= Massachusetts gateway cities =

Group of midsize cities in the U.S. state of Massachusetts

Locations of the eleven original Gateway Cities in relation to the Greater Boston area.

Massachusetts gateway cities are "midsize urban centers that anchor regional economies around the state", facing "stubborn social and economic challenges" while retaining "many assets with unrealized potential." These communities, which all had a legacy of economic success, have struggled as the state's economy shifted toward skills-centered knowledge sectors (increasingly clustered in and around Boston).

== Original cities and the Compact ==
The designation was initially applied to eleven cities named in a 2007 report co-authored by the Brookings Institution and the Massachusetts Institute for a New Commonwealth (MassINC). In May 2008 the chief executives of the eleven Gateway Cities gathered at the Old State House in Boston "to sign a compact to unite their administrations in future efforts aimed at economic and community development," asserting their desire to work cooperatively to address issues of common concern.

The original eleven cities are:
Brockton,
Fall River,
Fitchburg,
Haverhill,
Holyoke,
Lawrence,
Lowell,
New Bedford,
Pittsfield,
Springfield, and
Worcester.

== Additional cities ==
A legislative definition (Section 3A of Chapter 23A of the General Laws of Massachusetts) put in place in 2009 and amended in 2010 expanded the designation of gateway cities with fifteen more locations, for a total of 26 cities. Under the General Laws, gateway cities have a population between 35,000 and 250,000, with an average household income below the state average, and an average educational attainment rate (bachelor's degree or above) below the state average. Updates to the Census data in 2013 led to the addition of two cities (Attleboro and Peabody) for a total of 26 communities.

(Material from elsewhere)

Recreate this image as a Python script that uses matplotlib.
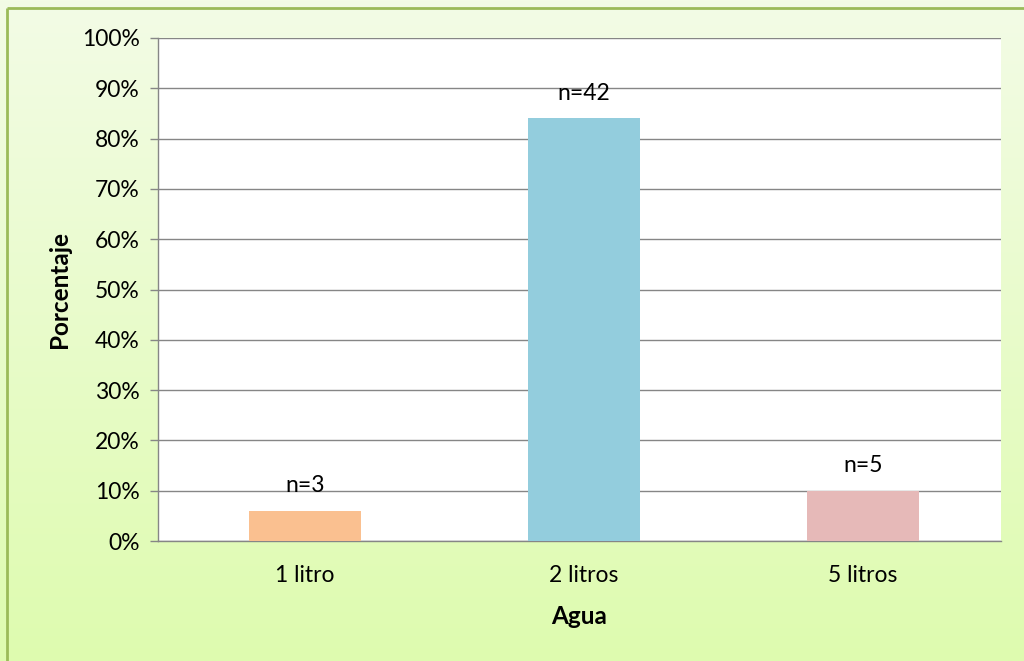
import matplotlib
matplotlib.use("Agg")
import matplotlib.pyplot as plt
import numpy as np
from matplotlib.colors import LinearSegmentedColormap
from matplotlib.ticker import PercentFormatter

categories = ["1 litro", "2 litros", "5 litros"]
values = [6, 84, 10]
labels = ["n=3", "n=42", "n=5"]
colors = ["#FAC090", "#93CDDD", "#E6B9B8"]

plt.rcParams['font.family'] = ['Lato', 'DejaVu Sans']

W, H = 1024, 661
fig = plt.figure(figsize=(W / 100, H / 100), dpi=100)

# background gradient
bg = fig.add_axes([0, 0, 1, 1], zorder=-10)
cmap = LinearSegmentedColormap.from_list("g", ["#F3FCE6", "#DEFBAF"])
grad = np.linspace(0, 1, 256).reshape(-1, 1)
bg.imshow(grad, aspect="auto", cmap=cmap, extent=[0, 1, 0, 1], origin="upper")
bg.set_xlim(0, 1)
bg.set_ylim(0, 1)
bg.axis("off")
# border (top and left visible)
bg.plot([7 / W, 7 / W], [0, 1 - 8 / H], color="#9BBB59", lw=2, solid_capstyle="butt")
bg.plot([7 / W, 1], [1 - 8 / H, 1 - 8 / H], color="#9BBB59", lw=2, solid_capstyle="butt")

left, right, top, bottom = 158, 1001, 38, 541
ax = fig.add_axes([left / W, 1 - bottom / H, (right - left) / W, (bottom - top) / H])
ax.set_facecolor("white")

x = np.arange(len(categories))
ax.bar(x, values, width=0.4, color=colors, zorder=3)
for xi, v, lab in zip(x, values, labels):
    ax.annotate(lab, (xi, v), xytext=(0, 25), textcoords="offset pixels",
                ha="center", va="center", fontsize=16.5, color="#000000", zorder=4)

ax.set_xlim(-0.527, 2.495)
ax.set_ylim(0, 100)
ax.set_yticks(np.arange(0, 101, 10))
ax.yaxis.set_major_formatter(PercentFormatter(decimals=0))
ax.yaxis.grid(True, color="#868686", lw=1, zorder=0)
ax.set_axisbelow(True)
ax.set_xticks(x)
ax.set_xticklabels(categories)
ax.tick_params(axis="x", length=0, pad=17, labelsize=16.5)
ax.tick_params(axis="y", length=6, width=1, color="#868686", pad=7, labelsize=16.5)
for s in ["top", "right"]:
    ax.spines[s].set_visible(False)
for s in ["left", "bottom"]:
    ax.spines[s].set_color("#868686")
    ax.spines[s].set_linewidth(1)

ax.set_xlabel("Agua", fontsize=17.5, fontweight="bold", labelpad=14)
ax.set_ylabel("Porcentaje", fontsize=17.5, fontweight="bold", labelpad=8)

fig.savefig("out.png", dpi=100)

These additional cities are:
Attleboro,
Barnstable,
Chelsea,
Chicopee,
Everett,
Leominster,
Lynn,
Malden,
Methuen,
Peabody,
Quincy,
Revere,
Salem,
Taunton, and
Westfield.

== Impact ==
The Gateway Cities Legislative Caucus was founded in 2008 by State Representative Antonio Cabral of New Bedford and State Senator Stephen Buoniconti of Springfield. As House and Senate co-chairs of the Caucus, they were joined by 58 other representatives and 20 other senators who represent Gateway Cities. In 2012, Senator Benjamin Downing of Pittsfield replaced retiring Senator Buoniconti as the Senate chair. In 2017, Senator Eric Lesser of Springfield/Longmeadow replaced retiring Senator Downing as the Senate Chair. When Senator Lesser left the legislature in 2023, he was replaced by Senator John Cronin of Fitchburg.

The Urban Initiative at the University of Massachusetts Dartmouth was launched by Chancellor Jean MacCormack in direct response to the Gateway Cities report.

In October 2012, MassINC launched the Gateway Cities Innovation Institute. In 2021, a report by the Federal Reserve Bank of Boston tracked residents who moved from high-poverty neighborhoods and found that while the majority of gateway city residents moved to lower-poverty neighborhoods, they did so less frequently than residents of high-poverty neighborhoods in the city of Boston or elsewhere in the state of Massachusetts; in the fact, the probability of moving to a lower-poverty neighborhood was significantly lower in the gateway cities (60.8%) than in high- poverty neighborhoods in Boston (69.6%) or high-poverty neighborhoods elsewhere in Massachusetts (77.6%.)